Among the lines of data below, reproduce only those from the one with "The picture is" through the one with "XAxis, YAxis, Legend", exactly as they stand, both ends included.

## DATA SEGMENT
==============================

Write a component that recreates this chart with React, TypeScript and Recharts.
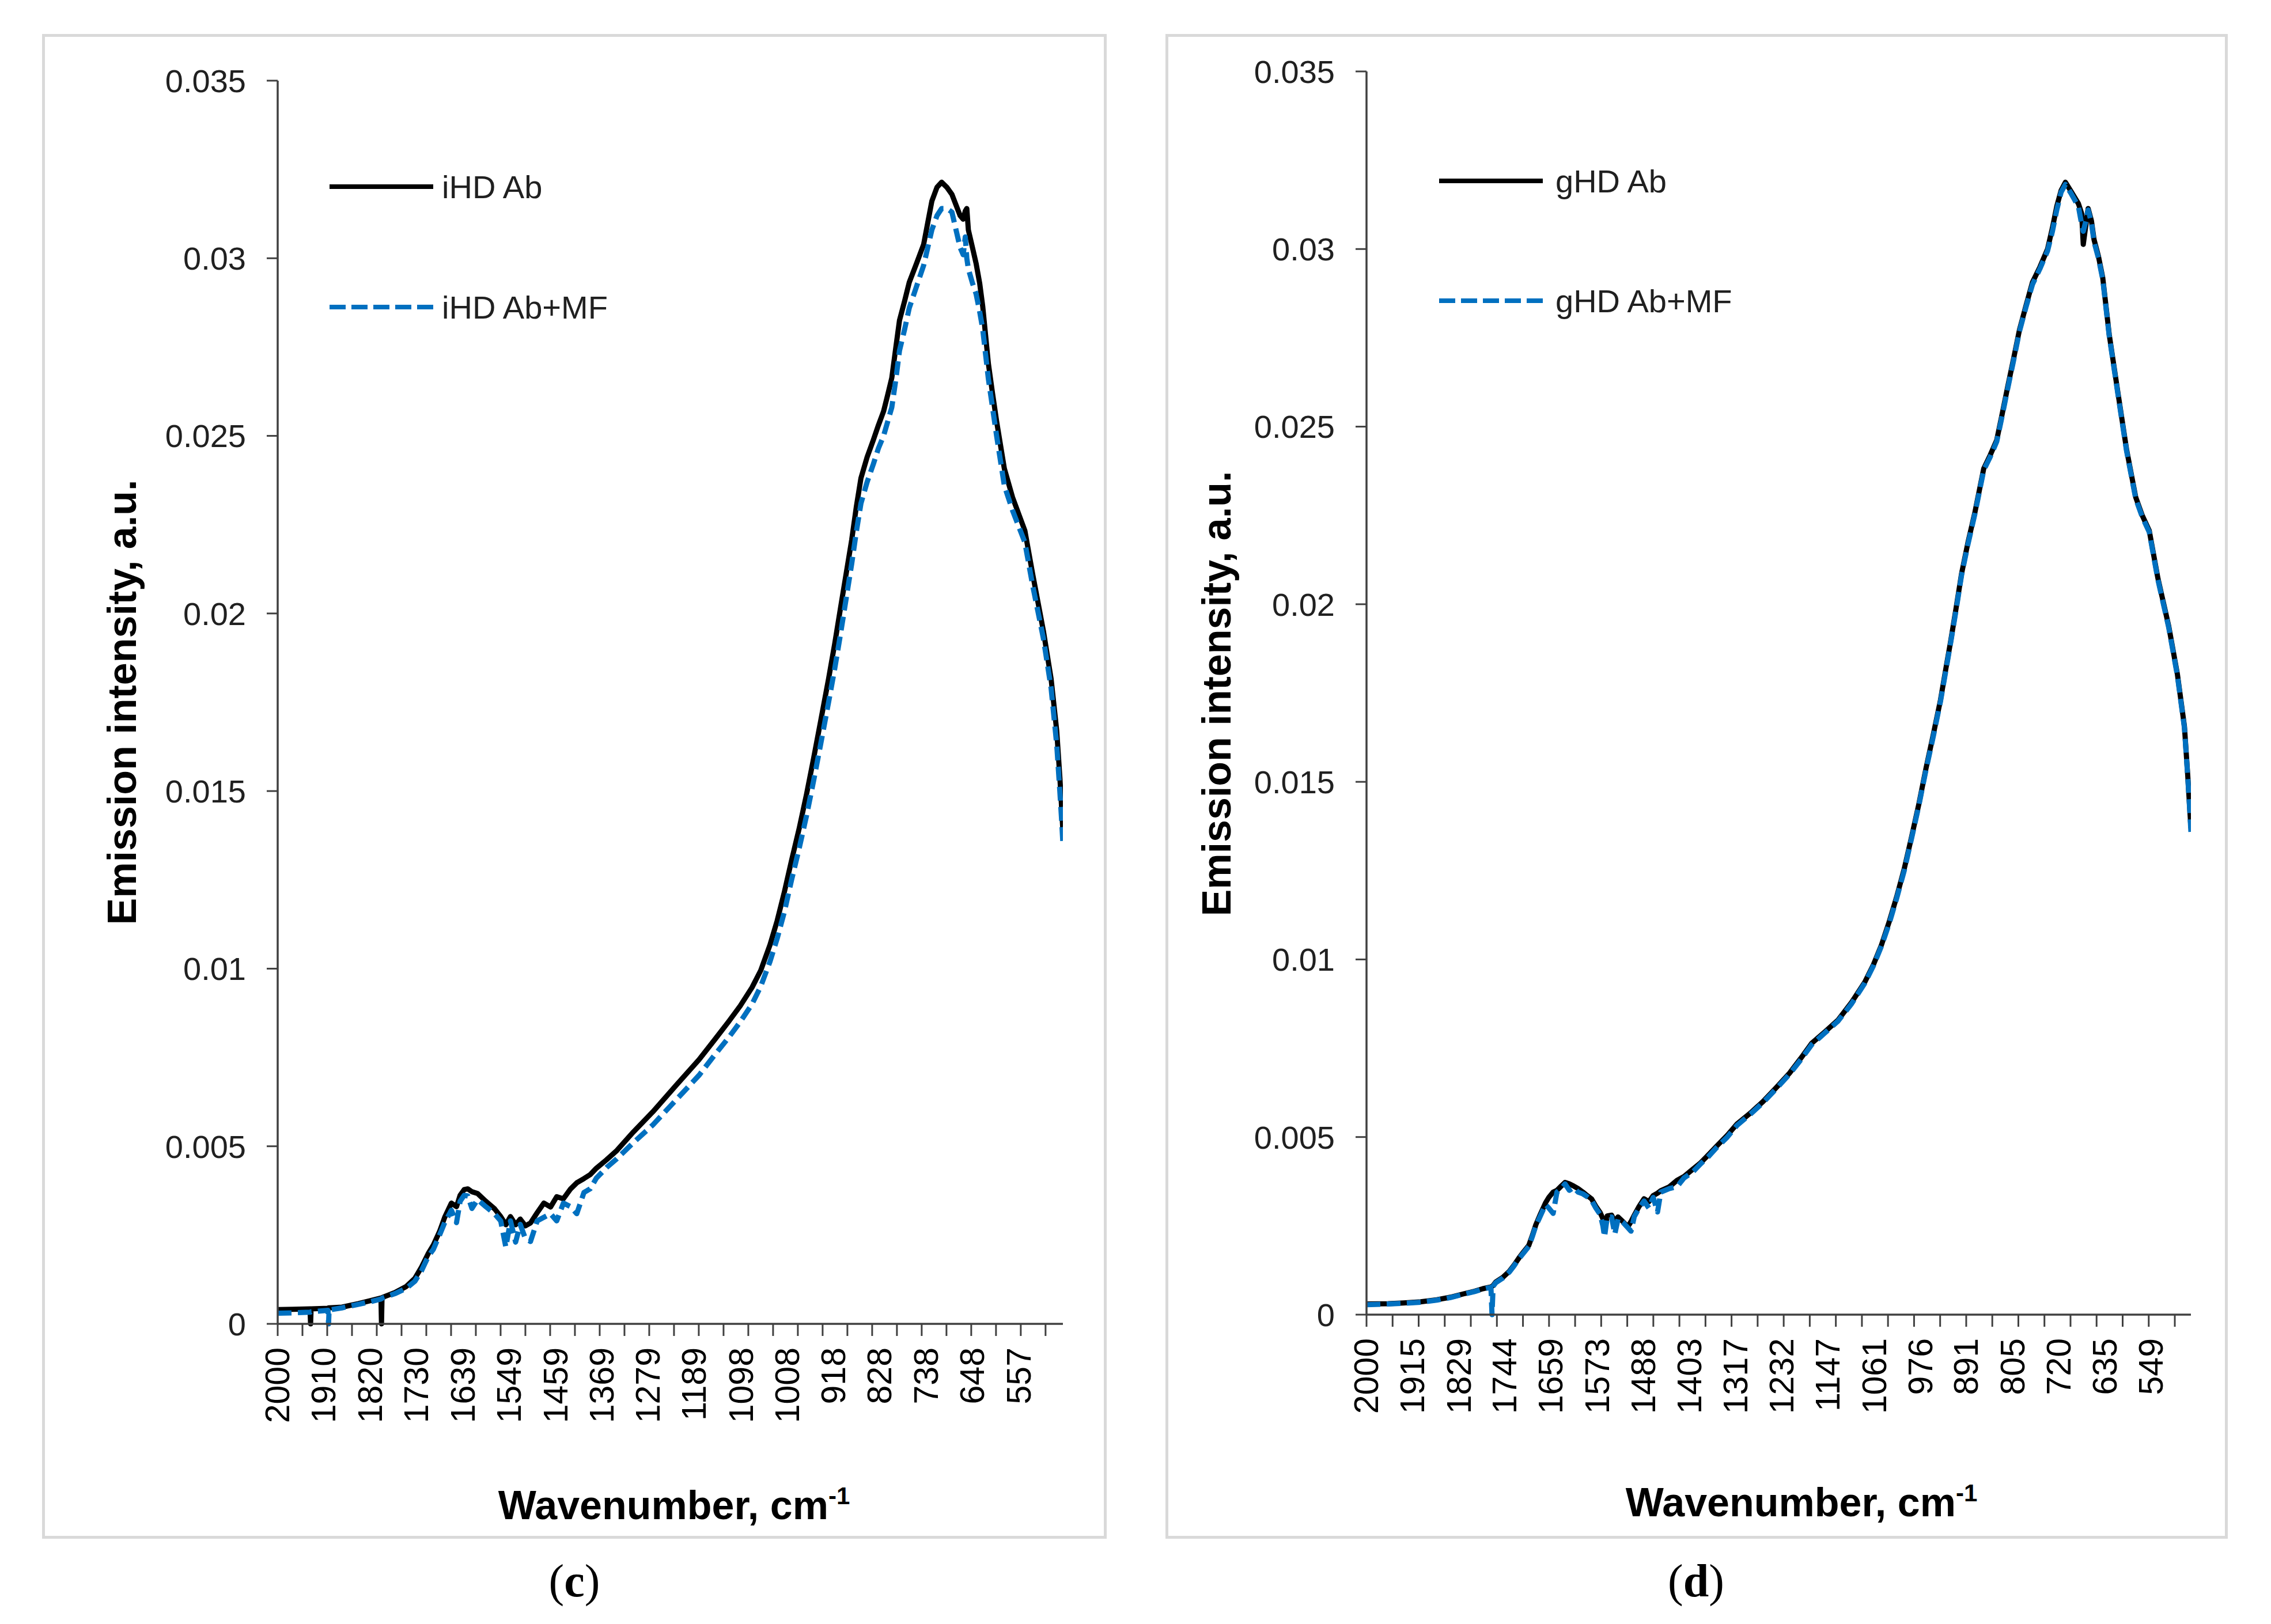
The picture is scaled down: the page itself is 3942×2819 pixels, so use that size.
import React from 'react';
import { LineChart, Line, XAxis, YAxis, Legend } from 'recharts';

// panel (c): wavenumber, cm-1, and emission intensity of the two samples
const cWavenumber = [
  2000, 1970, 1937, 1936, 1935, 1902, 1901, 1900, 1875, 1843, 1818, 1799, 1798, 1797, 1772, 1750, 1733, 1720,
  1707, 1697, 1685, 1675, 1662, 1652, 1645, 1637, 1630, 1622, 1611, 1595, 1578, 1566, 1556, 1547, 1537, 1528,
  1518, 1508, 1495, 1482, 1469, 1457, 1444, 1430, 1418, 1404, 1392, 1380, 1360, 1340, 1308, 1270, 1225, 1180,
  1148, 1123, 1100, 1077, 1060, 1042, 1028, 1014, 1000, 985, 971, 957, 943, 928, 916, 905, 894, 883, 874, 865,
  853, 841, 831, 821, 813, 805, 797, 790, 780, 771, 757, 743, 735, 727, 717, 708, 698, 688, 680, 672, 666, 662,
  659, 656, 648, 641, 634, 628, 617, 609, 601, 586, 570, 558, 546, 531, 510, 495, 484, 478, 475, 472,
];
const cAb = [
  0.0004, 0.00041, 0.00042, 0.0, 0.00042, 0.00044, 0.00045, 0.00045, 0.00047, 0.00057, 0.00066, 0.00073, 0.0,
  0.00074, 0.00088, 0.00105, 0.00128, 0.0016, 0.00198, 0.00222, 0.0026, 0.003, 0.0034, 0.0033, 0.00362, 0.00378,
  0.0038, 0.00372, 0.00367, 0.00345, 0.00324, 0.00302, 0.00279, 0.00302, 0.00279, 0.00295, 0.00276, 0.00284,
  0.00313, 0.0034, 0.00329, 0.00358, 0.00352, 0.0038, 0.00397, 0.00409, 0.0042, 0.00438, 0.00462, 0.00488,
  0.0054, 0.00597, 0.00671, 0.00744, 0.00803, 0.0085, 0.00895, 0.00947, 0.00995, 0.01067, 0.01135, 0.01216,
  0.01305, 0.01396, 0.0149, 0.01593, 0.017, 0.01816, 0.01915, 0.02013, 0.0211, 0.02207, 0.023, 0.02381, 0.0244,
  0.02488, 0.0253, 0.02569, 0.02615, 0.02663, 0.0275, 0.02825, 0.0288, 0.02932, 0.02985, 0.03039, 0.031,
  0.03161, 0.032, 0.03214, 0.032, 0.0318, 0.0315, 0.0312, 0.0311, 0.03133, 0.0314, 0.0308, 0.0303, 0.02986,
  0.0293, 0.02864, 0.02703, 0.0262, 0.02541, 0.02408, 0.02327, 0.0228, 0.02233, 0.02112, 0.01951, 0.01816,
  0.01669, 0.0154, 0.01466, 0.01387,
];
const cAbMF = [
  0.0003, 0.00031, 0.00033, 0.00033, 0.00034, 0.00038, 0.0, 0.00039, 0.00045, 0.00055, 0.00063, 0.0007, 0.00071,
  0.00072, 0.00085, 0.001, 0.0012, 0.0015, 0.0019, 0.0021, 0.0025, 0.00285, 0.0032, 0.00285, 0.00345, 0.00362,
  0.0036, 0.00325, 0.0035, 0.0033, 0.0031, 0.0029, 0.00216, 0.0029, 0.0023, 0.0028, 0.0024, 0.00232, 0.0029,
  0.003, 0.0031, 0.0029, 0.0034, 0.0033, 0.0031, 0.0037, 0.0038, 0.0041, 0.0044, 0.00465, 0.0051, 0.0056,
  0.0063, 0.007, 0.0076, 0.00805, 0.0085, 0.009, 0.0095, 0.0102, 0.01085, 0.0116, 0.0125, 0.0134, 0.0143,
  0.0153, 0.01635, 0.0175, 0.01845, 0.0194, 0.0204, 0.0214, 0.0223, 0.0231, 0.0237, 0.0242, 0.02465, 0.025,
  0.0254, 0.0258, 0.0266, 0.0274, 0.028, 0.0286, 0.0292, 0.0298, 0.0303, 0.0308, 0.0312, 0.0314, 0.0314,
  0.0313, 0.0308, 0.0303, 0.0301, 0.0306, 0.03, 0.0297, 0.0293, 0.029, 0.0285, 0.028, 0.0266, 0.0258, 0.025,
  0.0236, 0.0229, 0.02245, 0.022, 0.0208, 0.0193, 0.0179, 0.0163, 0.015, 0.0143, 0.01353,
];
const cTickLabels = [2000, 1910, 1820, 1730, 1639, 1549, 1459, 1369, 1279, 1189, 1098, 1008, 918, 828, 738, 648, 557];

// panel (d)
const dWavenumber = [
  2000, 1960, 1932, 1900, 1870, 1845, 1822, 1800, 1785, 1770, 1768, 1766, 1761, 1748, 1736, 1727, 1718, 1709,
  1700, 1693, 1687, 1678, 1669, 1663, 1655, 1648, 1640, 1633, 1625, 1617, 1609, 1600, 1592, 1584, 1576, 1568,
  1563, 1560, 1555, 1547, 1541, 1535, 1526, 1517, 1511, 1505, 1496, 1487, 1478, 1470, 1462, 1456, 1440, 1426,
  1413, 1398, 1382, 1368, 1353, 1333, 1315, 1290, 1267, 1242, 1218, 1197, 1177, 1152, 1128, 1103, 1079, 1063,
  1048, 1034, 1020, 1006, 993, 979, 966, 952, 939, 930, 920, 910, 900, 888, 875, 859, 847, 835, 825, 815, 804,
  793, 781, 769, 755, 741, 732, 724, 716, 708, 697, 684, 678, 675, 670, 666, 660, 655, 647, 639, 627, 611, 595,
  578, 566, 553, 537, 517, 501, 488, 482, 478, 476,
];
const dAb = [
  0.0003, 0.00031, 0.00033, 0.00036, 0.00042, 0.00049, 0.00058, 0.00066, 0.00073, 0.00078, 0.0008, 0.00082,
  0.00092, 0.00105, 0.00122, 0.0014, 0.0016, 0.00178, 0.00195, 0.00225, 0.00253, 0.00285, 0.00315, 0.0033,
  0.00345, 0.0035, 0.00362, 0.00372, 0.00368, 0.00362, 0.00355, 0.00345, 0.00335, 0.00326, 0.00305, 0.00287,
  0.0027, 0.00235, 0.00278, 0.0028, 0.00262, 0.00275, 0.00262, 0.00247, 0.00262, 0.0028, 0.00305, 0.00326,
  0.00318, 0.00335, 0.00342, 0.00349, 0.0036, 0.00378, 0.00389, 0.00408, 0.00428, 0.0045, 0.00474, 0.00505,
  0.00537, 0.00568, 0.006, 0.0064, 0.0068, 0.00722, 0.00764, 0.00797, 0.0083, 0.0088, 0.00936, 0.00985,
  0.01041, 0.01105, 0.01176, 0.01255, 0.01341, 0.01437, 0.01536, 0.01635, 0.0173, 0.0181, 0.01897, 0.0199,
  0.02086, 0.02175, 0.02261, 0.02382, 0.0242, 0.02462, 0.02535, 0.0261, 0.0269, 0.02772, 0.0284, 0.02906,
  0.0295, 0.03, 0.0306, 0.0312, 0.03165, 0.03188, 0.03161, 0.03128, 0.031, 0.03013, 0.0307, 0.03114, 0.0308,
  0.03026, 0.0298, 0.02919, 0.02759, 0.02596, 0.02436, 0.02301, 0.0225, 0.02207, 0.02073, 0.01938, 0.01803,
  0.01656, 0.01521, 0.0142, 0.0137,
];
const dAbMF = [
  0.00028, 0.0003, 0.00032, 0.00035, 0.00041, 0.00048, 0.00057, 0.00065, 0.00072, 0.00077, 0.0, 0.0008,
  0.0009, 0.00103, 0.0012, 0.00138, 0.00158, 0.00175, 0.00192, 0.00222, 0.0025, 0.0028, 0.0031, 0.003,
  0.00285, 0.00345, 0.00355, 0.00368, 0.0035, 0.00358, 0.00345, 0.0034, 0.00332, 0.00322, 0.003, 0.00282,
  0.0025, 0.00219, 0.00275, 0.00275, 0.00227, 0.0027, 0.0026, 0.00245, 0.00235, 0.00276, 0.003, 0.0032,
  0.003, 0.0033, 0.00289, 0.00345, 0.00355, 0.0036, 0.00385, 0.004, 0.00425, 0.00445, 0.0047, 0.005,
  0.00533, 0.00565, 0.00597, 0.00637, 0.00677, 0.00718, 0.0076, 0.00794, 0.00827, 0.00876, 0.00933, 0.00982,
  0.01038, 0.011, 0.01172, 0.0125, 0.01337, 0.01433, 0.01532, 0.0163, 0.01726, 0.01805, 0.01893, 0.01985,
  0.02082, 0.0217, 0.02257, 0.02378, 0.02415, 0.02458, 0.0253, 0.02605, 0.02685, 0.02768, 0.02836, 0.029,
  0.02945, 0.02995, 0.0305, 0.0311, 0.0316, 0.03182, 0.03155, 0.0312, 0.0307, 0.0305, 0.0308, 0.0311, 0.03075,
  0.0302, 0.02975, 0.02915, 0.02755, 0.02592, 0.02432, 0.02297, 0.02246, 0.02203, 0.02069, 0.01934, 0.01799,
  0.01652, 0.01517, 0.01415, 0.01359,
];
const dTickLabels = [2000, 1915, 1829, 1744, 1659, 1573, 1488, 1403, 1317, 1232, 1147, 1061, 976, 891, 805, 720, 635, 549];

const yTicks = [0, 0.005, 0.01, 0.015, 0.02, 0.025, 0.03, 0.035];

const AXIS = '#404040';
const BLUE = '#0070C0';
const SANS = '"Liberation Sans", Arial, sans-serif';
const TICK_STEP = 48.2; // minor tick marks every 50 points of the spectrum

const XTick = ({ x, y, payload, labels, minor }: any) => {
  const v = payload.value;
  const isLabel = labels.includes(v);
  const isMinor = minor.some((m: number) => Math.abs(m - v) < 1e-6);
  return (
    <g>
      {isMinor && <line x1={x} x2={x} y1={y - 41} y2={y - 20} stroke={AXIS} strokeWidth={3} />}
      {isLabel && (
        <text
          x={x}
          y={y}
          transform={`rotate(-90 ${x} ${y})`}
          textAnchor="end"
          dominantBaseline="central"
          fill="#000"
          fontSize={59}
          fontFamily={SANS}
        >
          {v}
        </text>
      )}
    </g>
  );
};

const Panel = ({ wn, ab, abmf, labels, names, cfg }: any) => {
  const data = wn.map((w: number, i: number) => ({ w, ab: ab[i], abmf: abmf[i] }));
  const count = Math.floor((2000 - cfg.xMin) / TICK_STEP) + 1;
  const minor = Array.from({ length: count }, (_, i) => +(2000 - i * TICK_STEP).toFixed(1));
  const ticks = Array.from(new Set([...minor, ...labels]));

  const renderLegend = () => (
    <svg width={700} height={cfg.legend.gap + 80}>
      {names.map((n: string, i: number) => (
        <g key={n}>
          <line
            x1={0}
            x2={180}
            y1={40 + i * cfg.legend.gap}
            y2={40 + i * cfg.legend.gap}
            stroke={i === 0 ? '#000' : BLUE}
            strokeWidth={8}
            strokeDasharray={i === 0 ? undefined : '28 10'}
          />
          <text x={cfg.legend.textX} y={40 + i * cfg.legend.gap} dominantBaseline="central" fontSize={56} fontFamily={SANS} fill="#202020">
            {n}
          </text>
        </g>
      ))}
    </svg>
  );

  return (
    <>
      <div
        style={{
          position: 'absolute',
          left: cfg.box.left,
          top: cfg.box.top,
          width: cfg.box.width,
          height: cfg.box.height,
          border: '5px solid #d9d9d9',
          boxSizing: 'border-box',
        }}
      />
      <div style={{ position: 'absolute', left: cfg.box.left, top: cfg.box.top }}>
        <LineChart
          width={cfg.box.width}
          height={cfg.box.height}
          data={data}
          margin={{ top: cfg.margin.top, right: cfg.margin.right, bottom: 0, left: 0 }}
        >
          <XAxis
            dataKey="w"
            type="number"
            domain={[cfg.xMin, 2000]}
            reversed
            allowDataOverflow
            ticks={ticks}
            interval={0}
            tickLine={false}
            tickSize={0}
            tickMargin={41}
            height={cfg.xAxisHeight}
            axisLine={{ stroke: AXIS, strokeWidth: 3.5 }}
            tick={(p: any) => <XTick {...p} labels={labels} minor={minor} />}
            label={{
              content: () => (
                <text x={cfg.xTitle.x} y={cfg.xTitle.y} textAnchor="middle" fontSize={70} fontWeight="bold" fontFamily={SANS} fill="#000">
                  Wavenumber, cm<tspan dy={-26} fontSize={42}>-1</tspan>
                </text>
              ),
            }}
          />
          <YAxis
            type="number"
            domain={[0, 0.035]}
            ticks={yTicks}
            interval={0}
            width={cfg.yAxisWidth}
            tickSize={19}
            tickMargin={36}
            tickLine={{ stroke: AXIS, strokeWidth: 3 }}
            axisLine={{ stroke: AXIS, strokeWidth: 3.5 }}
            tick={{ fill: '#202020', fontSize: 56, fontFamily: SANS }}
            label={{
              content: () => (
                <text
                  x={cfg.yTitle.x}
                  y={cfg.yTitle.y}
                  transform={`rotate(-90 ${cfg.yTitle.x} ${cfg.yTitle.y})`}
                  textAnchor="middle"
                  dominantBaseline="central"
                  fontSize={70}
                  fontWeight="bold"
                  fontFamily={SANS}
                  fill="#000"
                >
                  Emission intensity, a.u.
                </text>
              ),
            }}
          />
          <Legend
            layout="horizontal"
            verticalAlign="middle"
            align="center"
            content={renderLegend}
            wrapperStyle={{ left: cfg.legend.x, top: cfg.legend.y - 40, width: 700, height: cfg.legend.gap + 80 }}
          />
          <Line
            type="linear"
            dataKey="ab"
            name={names[0]}
            stroke="#000"
            strokeWidth={9}
            strokeLinejoin="round"
            dot={false}
            activeDot={false}
            isAnimationActive={false}
          />
          <Line
            type="linear"
            dataKey="abmf"
            name={names[1]}
            stroke={BLUE}
            strokeWidth={9}
            strokeDasharray="24 11"
            strokeLinejoin="round"
            dot={false}
            activeDot={false}
            isAnimationActive={false}
          />
        </LineChart>
      </div>
      <div
        style={{
          position: 'absolute',
          left: cfg.caption.x - 150,
          top: cfg.caption.y - 50,
          width: 300,
          lineHeight: '100px',
          textAlign: 'center',
          fontFamily: '"Liberation Serif", "Times New Roman", serif',
          fontSize: 80,
          color: '#000',
        }}
      >
        (<b>{cfg.caption.letter}</b>)
      </div>
    </>
  );
};

const cConfig = {
  box: { left: 73, top: 59, width: 1848, height: 2612 },
  margin: { top: 81, right: 76 },
  yAxisWidth: 409,
  xAxisHeight: 373,
  xMin: 472,
  yTitle: { x: 139, y: 1160 },
  xTitle: { x: 1097, y: 2578 },
  legend: { x: 499, y: 265, gap: 209, textX: 195 },
  caption: { x: 997, y: 2744, letter: 'c' },
};

const dConfig = {
  box: { left: 2023, top: 59, width: 1844, height: 2612 },
  margin: { top: 65, right: 64 },
  yAxisWidth: 349,
  xAxisHeight: 389,
  xMin: 476,
  yTitle: { x: 89, y: 1145 },
  xTitle: { x: 1104, y: 2573 },
  legend: { x: 475, y: 255, gap: 208, textX: 202 },
  caption: { x: 2944, y: 2744, letter: 'd' },
};

export default function App() {
  return (
    <div style={{ position: 'relative', width: 3942, height: 2819, background: '#fff', overflow: 'hidden' }}>
      <style>{'body{margin:0}'}</style>
      <Panel wn={cWavenumber} ab={cAb} abmf={cAbMF} labels={cTickLabels} names={['iHD Ab', 'iHD Ab+MF']} cfg={cConfig} />
      <Panel wn={dWavenumber} ab={dAb} abmf={dAbMF} labels={dTickLabels} names={['gHD Ab', 'gHD Ab+MF']} cfg={dConfig} />
    </div>
  );
}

==============================

## FINISHED ANSWER
The picture is scaled down: the page itself is 3942×2819 pixels, so use that size.
import React from 'react';
import { LineChart, Line, XAxis, YAxis, Legend } from 'recharts';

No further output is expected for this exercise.